Vietnamese Pho Soup

a nice bowl of Pho

I really love Pho (pronounced fe). It is something I used to have once a week when I lived in Berkeley.  I highly recommend you try Pho if you haven’t.  You can surely make the broth any way you want but it is key to this recipe. If the broth is not good, the Pho overall won’t be good. I usually just toss vegetables I have on hand but you can use anything. This recipe, I used baby bok choy and brocolli as my veges.This recipe is from Into the Vietnamese Kitchen.

THE BROTH

  • 2 onions, halved
  • 4″ nub of ginger, halved lengthwise
  • 5-6 lbs of good beef bones, preferably leg and knuckle
  • 1 lb of beef meat – chuck, brisket, rump, cut into large slices [optional]
  • 6 quarts of water
  • 1 package of Pho Spices [1 cinnamon stick, 1 tbl coriander seeds, 1 tbl fennel seeds, 5 whole star anise, 1 cardamom pod, 6 whole cloves – in mesh bag]
  • 1 1/2 tablespoons kosher salt (halve if using regular table salt)
  • 1/4 cup fish sauce
  • 1 inch chunk of yellow rock sugar (about 1 oz) – or 1oz of regular sugar

THE BOWLS

  • 2 lbs rice noodles (fresh) or I used Lo Mein noodles here
  • cooked beef from the broth
  • 1/2 lb flank, london broil, sirloin or eye of round, sliced as thin as possible.
  • big handful of each: mint, cilantro, basil
  • 2 limes, cut into wedges
  • 2-3 chili peppers, sliced
  • 2 big handfuls of bean sprouts
  • chopped bok choy & broccoli pieces to your liking (Maybe a handful each?)
  • Hoisin sauce
  • Sriracha hot sauce

Char: Turn your broiler on high and move rack to the highest spot. Place ginger and onions on baking sheet. Brush just a bit of cooking oil on the cut side of each. Broil on high until ginger and onions begin to char. Turn over and continue to char. This should take a total of 10-15 minutes.
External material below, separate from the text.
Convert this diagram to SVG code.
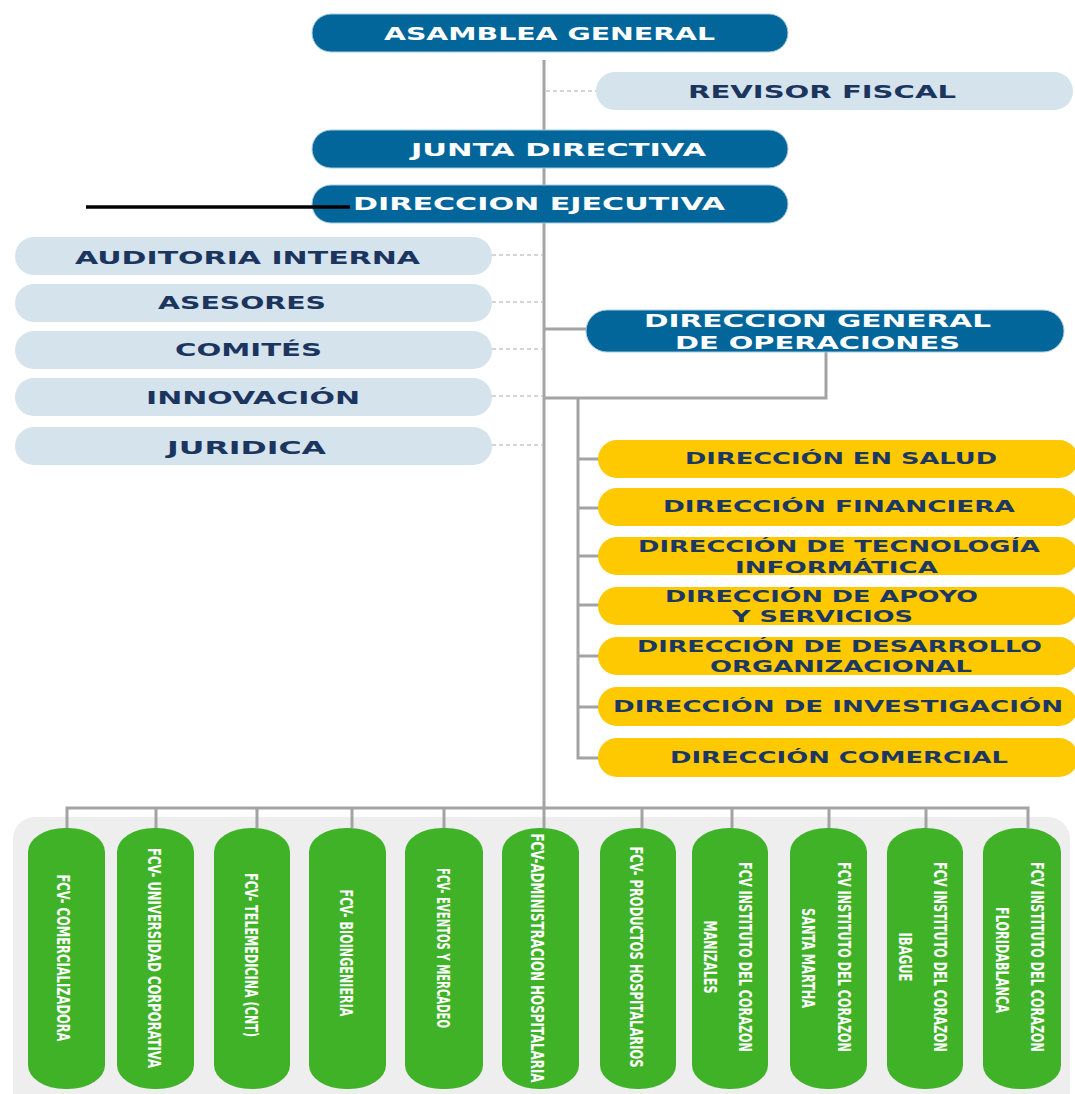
<svg xmlns="http://www.w3.org/2000/svg" width="1075" height="1094" viewBox="0 0 1075 1094">
<style>
.dk{fill:#03669a;stroke:#a9cbe0;stroke-width:1}
.lt{fill:#d5e3ec}
.yl{fill:#ffc900}
.gr{fill:#40b227}
.tw{font-family:"DejaVu Sans",Verdana,sans-serif;font-weight:bold;font-size:17px;fill:#ffffff}
.tn{font-family:"DejaVu Sans",Verdana,sans-serif;font-weight:bold;font-size:17px;fill:#1b355f}
.ty{font-family:"DejaVu Sans",Verdana,sans-serif;font-weight:bold;font-size:15.5px;fill:#1c3862}
.tg{font-family:"DejaVu Sans Condensed","DejaVu Sans",sans-serif;font-weight:bold;font-size:18px;fill:#ffffff}
.ln{stroke:#a3a3a3;stroke-width:3;fill:none}
.dt{stroke:#c8c8c8;stroke-width:1.5;stroke-dasharray:4 3;fill:none}
</style>
<rect x="13" y="817" width="1057" height="300" rx="22" fill="#eeeeee"/>
<g id="connectors">
<line class="ln" x1="544" y1="60" x2="544" y2="809"/>
<line class="dt" x1="546" y1="91" x2="596" y2="91"/>
<line class="dt" x1="492" y1="255" x2="543" y2="255"/>
<line class="dt" x1="492" y1="302" x2="543" y2="302"/>
<line class="dt" x1="492" y1="349" x2="543" y2="349"/>
<line class="dt" x1="492" y1="396" x2="543" y2="396"/>
<line class="dt" x1="492" y1="445" x2="543" y2="445"/>
<line class="ln" x1="544" y1="329" x2="587" y2="329"/>
<polyline class="ln" points="826,352 826,398 544,398"/>
<polyline class="ln" points="578,398 578,758 600,758"/>
<line class="ln" x1="578" y1="459" x2="600" y2="459"/>
<line class="ln" x1="578" y1="508" x2="600" y2="508"/>
<line class="ln" x1="578" y1="556" x2="600" y2="556"/>
<line class="ln" x1="578" y1="605" x2="600" y2="605"/>
<line class="ln" x1="578" y1="656" x2="600" y2="656"/>
<line class="ln" x1="578" y1="707" x2="600" y2="707"/>
<polyline class="ln" points="67,828 67,808 1028,808 1028,828"/>
<line class="ln" x1="156" y1="808" x2="156" y2="828"/>
<line class="ln" x1="257" y1="808" x2="257" y2="828"/>
<line class="ln" x1="352" y1="808" x2="352" y2="828"/>
<line class="ln" x1="444" y1="808" x2="444" y2="828"/>
<line class="ln" x1="544" y1="808" x2="544" y2="828"/>
<line class="ln" x1="642" y1="808" x2="642" y2="828"/>
<line class="ln" x1="732" y1="808" x2="732" y2="828"/>
<line class="ln" x1="829" y1="808" x2="829" y2="828"/>
<line class="ln" x1="926" y1="808" x2="926" y2="828"/>
</g>
<g id="asamblea"><rect class="dk" x="312" y="14" width="476" height="38" rx="19"/><text class="tw" x="384" y="39.5" textLength="331" lengthAdjust="spacingAndGlyphs">ASAMBLEA GENERAL</text></g>
<g id="revisor"><rect class="lt" x="596" y="72" width="477" height="38" rx="19"/><text class="tn" x="688" y="98" textLength="268" lengthAdjust="spacingAndGlyphs">REVISOR FISCAL</text></g>
<g id="junta"><rect class="dk" x="312" y="130" width="476" height="38" rx="19"/><text class="tw" x="411" y="156" textLength="295" lengthAdjust="spacingAndGlyphs">JUNTA DIRECTIVA</text></g>
<g id="ejecutiva"><rect class="dk" x="312" y="185" width="476" height="38" rx="19"/><text class="tw" x="353" y="210" textLength="372" lengthAdjust="spacingAndGlyphs">DIRECCION EJECUTIVA</text></g>
<line x1="86" y1="207" x2="350" y2="207" stroke="#000000" stroke-width="3.5"/>
<g id="auditoria"><rect class="lt" x="15" y="237" width="477" height="38" rx="19"/><text class="tn" x="75" y="264" textLength="345" lengthAdjust="spacingAndGlyphs">AUDITORIA INTERNA</text></g>
<g id="asesores"><rect class="lt" x="15" y="284" width="477" height="38" rx="19"/><text class="tn" x="158" y="309" textLength="168" lengthAdjust="spacingAndGlyphs">ASESORES</text></g>
<g id="comites"><rect class="lt" x="15" y="331" width="477" height="38" rx="19"/><text class="tn" x="175" y="356" textLength="147" lengthAdjust="spacingAndGlyphs">COMITÉS</text></g>
<g id="innovacion"><rect class="lt" x="15" y="378" width="477" height="38" rx="19"/><text class="tn" x="146" y="404" textLength="214" lengthAdjust="spacingAndGlyphs">INNOVACIÓN</text></g>
<g id="juridica"><rect class="lt" x="15" y="427" width="477" height="38" rx="19"/><text class="tn" x="167" y="454" textLength="159" lengthAdjust="spacingAndGlyphs">JURIDICA</text></g>
<g id="operaciones"><rect class="dk" x="586" y="310" width="478" height="42" rx="21"/><text class="tw" x="644" y="327" textLength="347" lengthAdjust="spacingAndGlyphs">DIRECCION GENERAL</text><text class="tw" x="675" y="349" textLength="285" lengthAdjust="spacingAndGlyphs">DE OPERACIONES</text></g>
<g id="salud"><rect class="yl" x="598" y="440" width="480" height="38" rx="19"/><text class="ty" x="685" y="464" textLength="312" lengthAdjust="spacingAndGlyphs">DIRECCIÓN EN SALUD</text></g>
<g id="financiera"><rect class="yl" x="598" y="488" width="480" height="38" rx="19"/><text class="ty" x="663" y="512" textLength="352" lengthAdjust="spacingAndGlyphs">DIRECCIÓN FINANCIERA</text></g>
<g id="tecnologia"><rect class="yl" x="598" y="537" width="480" height="38" rx="19"/><text class="ty" x="638" y="552" textLength="402" lengthAdjust="spacingAndGlyphs">DIRECCIÓN DE TECNOLOGÍA</text><text class="ty" x="735" y="573" textLength="203" lengthAdjust="spacingAndGlyphs">INFORMÁTICA</text></g>
<g id="apoyo"><rect class="yl" x="598" y="587" width="480" height="38" rx="19"/><text class="ty" x="665" y="602" textLength="313" lengthAdjust="spacingAndGlyphs">DIRECCIÓN DE APOYO</text><text class="ty" x="732" y="622" textLength="181" lengthAdjust="spacingAndGlyphs">Y SERVICIOS</text></g>
<g id="desarrollo"><rect class="yl" x="598" y="637" width="480" height="38" rx="19"/><text class="ty" x="637" y="652" textLength="405" lengthAdjust="spacingAndGlyphs">DIRECCIÓN DE DESARROLLO</text><text class="ty" x="710" y="672" textLength="262" lengthAdjust="spacingAndGlyphs">ORGANIZACIONAL</text></g>
<g id="investigacion"><rect class="yl" x="598" y="687" width="480" height="39" rx="19"/><text class="ty" x="613" y="712" textLength="450" lengthAdjust="spacingAndGlyphs">DIRECCIÓN DE INVESTIGACIÓN</text></g>
<g id="comercial"><rect class="yl" x="598" y="738" width="480" height="39" rx="19"/><text class="ty" x="670" y="763" textLength="338" lengthAdjust="spacingAndGlyphs">DIRECCIÓN COMERCIAL</text></g>
<g id="comercializadora"><rect class="gr" x="28" y="828" width="77" height="261" rx="37" ry="24"/><text class="tg" transform="translate(63,958) rotate(90)" x="0" y="6.5" text-anchor="middle" textLength="167" lengthAdjust="spacingAndGlyphs">FCV- COMERCIALIZADORA</text></g>
<g id="universidad"><rect class="gr" x="117" y="828" width="77" height="261" rx="37" ry="24"/><text class="tg" transform="translate(154,958) rotate(90)" x="0" y="6.5" text-anchor="middle" textLength="220" lengthAdjust="spacingAndGlyphs">FCV- UNIVERSIDAD CORPORATIVA</text></g>
<g id="telemedicina"><rect class="gr" x="214" y="828" width="76" height="261" rx="37" ry="24"/><text class="tg" transform="translate(251,955) rotate(90)" x="0" y="6.5" text-anchor="middle" textLength="164" lengthAdjust="spacingAndGlyphs">FCV- TELEMEDICINA (CNT)</text></g>
<g id="bioingenieria"><rect class="gr" x="309" y="828" width="77" height="261" rx="37" ry="24"/><text class="tg" transform="translate(346,953) rotate(90)" x="0" y="6.5" text-anchor="middle" textLength="127" lengthAdjust="spacingAndGlyphs">FCV- BIOINGENIERIA</text></g>
<g id="eventos"><rect class="gr" x="405" y="828" width="78" height="261" rx="37" ry="24"/><text class="tg" transform="translate(443,948) rotate(90)" x="0" y="6.5" text-anchor="middle" textLength="160" lengthAdjust="spacingAndGlyphs">FCV- EVENTOS Y MERCADEO</text></g>
<g id="administracion"><rect class="gr" x="502" y="828" width="77" height="261" rx="37" ry="24"/><text class="tg" transform="translate(537,958) rotate(90)" x="0" y="6.5" text-anchor="middle" textLength="249" lengthAdjust="spacingAndGlyphs">FCV-ADMINISTRACION HOSPITALARIA</text></g>
<g id="productos"><rect class="gr" x="600" y="828" width="76" height="261" rx="37" ry="24"/><text class="tg" transform="translate(636,957) rotate(90)" x="0" y="6.5" text-anchor="middle" textLength="221" lengthAdjust="spacingAndGlyphs">FCV- PRODUCTOS HOSPITALARIOS</text></g>
<g id="manizales"><rect class="gr" x="692" y="828" width="76" height="261" rx="37" ry="24"/><text class="tg" transform="translate(745,957) rotate(90)" x="0" y="6.5" text-anchor="middle" textLength="190" lengthAdjust="spacingAndGlyphs">FCV INSTITUTO DEL CORAZON</text><text class="tg" transform="translate(710,957) rotate(90)" x="0" y="6.5" text-anchor="middle" textLength="73" lengthAdjust="spacingAndGlyphs">MANIZALES</text></g>
<g id="santamartha"><rect class="gr" x="790" y="828" width="77" height="261" rx="37" ry="24"/><text class="tg" transform="translate(844,957) rotate(90)" x="0" y="6.5" text-anchor="middle" textLength="190" lengthAdjust="spacingAndGlyphs">FCV INSTITUTO DEL CORAZON</text><text class="tg" transform="translate(808,958) rotate(90)" x="0" y="6.5" text-anchor="middle" textLength="100" lengthAdjust="spacingAndGlyphs">SANTA MARTHA</text></g>
<g id="ibague"><rect class="gr" x="887" y="828" width="76" height="261" rx="37" ry="24"/><text class="tg" transform="translate(940,957) rotate(90)" x="0" y="6.5" text-anchor="middle" textLength="190" lengthAdjust="spacingAndGlyphs">FCV INSTITUTO DEL CORAZON</text><text class="tg" transform="translate(905,957) rotate(90)" x="0" y="6.5" text-anchor="middle" textLength="49" lengthAdjust="spacingAndGlyphs">IBAGUE</text></g>
<g id="floridablanca"><rect class="gr" x="983" y="828" width="78" height="261" rx="37" ry="24"/><text class="tg" transform="translate(1037,957) rotate(90)" x="0" y="6.5" text-anchor="middle" textLength="190" lengthAdjust="spacingAndGlyphs">FCV INSTITUTO DEL CORAZON</text><text class="tg" transform="translate(1002,960) rotate(90)" x="0" y="6.5" text-anchor="middle" textLength="106" lengthAdjust="spacingAndGlyphs">FLORIDABLANCA</text></g>
</svg>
Parboil the bones: Fill large pot (12-qt capacity) with cool water. Boil water, and then add the bones, keeping the heat on high. Boil vigorously for 10 minutes. Drain, rinse the bones and rinse out the pot. Refill pot with bones and 6 qts of cool water. Bring to boil over high heat and lower to simmer. Using a ladle or a fine mesh strainer, remove any scum that rises to the top.

Boil broth: Add ginger, onion, spice packet, beef, sugar, fish sauce, salt and simmer uncovered for 1 1/2 hours. Remove the beef meat and set aside (you’ll be eating this meat later in the bowls) Continue simmering for another 1 1/2 hours. Strain broth and return the broth to the pot. Taste broth and adjust seasoning – this is a crucial step. If the broth’s flavor doesn’t quite shine yet, add 2 teaspoons more of fish sauce, large pinch of salt and a small nugget of rock sugar (or 1 teaspoon of regular sugar). Keep doing this until the broth tastes perfect.

Prepare noodles & meat: Slice your flank/london broil/sirloin as thin as possible – try freezing for 15 minutes prior to slicing to make it easier. Remember the cooked beef meat that was part of your broth? Cut or shred the meat and set aside. Arrange all other ingredients on a platter for the table. Your guests will “assemble” their own bowls. Follow the directions on your package of noodles – there are many different sizes and widths of rice noodles, so make sure you read the directions. For some fresh rice noodles, just a quick 5 second blanch in hot water is all that’s needed. The package that I purchased (above) – needed about 45 seconds in boiling water.

Ladling: Bring your broth back to a boil. Line up your soup bowls next to the stove. Fill each bowl with rice noodles, shredded cooked beef and raw meat slices. As soon as the broth comes back to a boil, ladle into each bowl. the hot broth will cook your raw beef slices. Serve immediately. Guests can garnish their own bowls as they wish.

the Pho broth cooking

veges in the bowl before the broth

who knew you could make bok choy roses?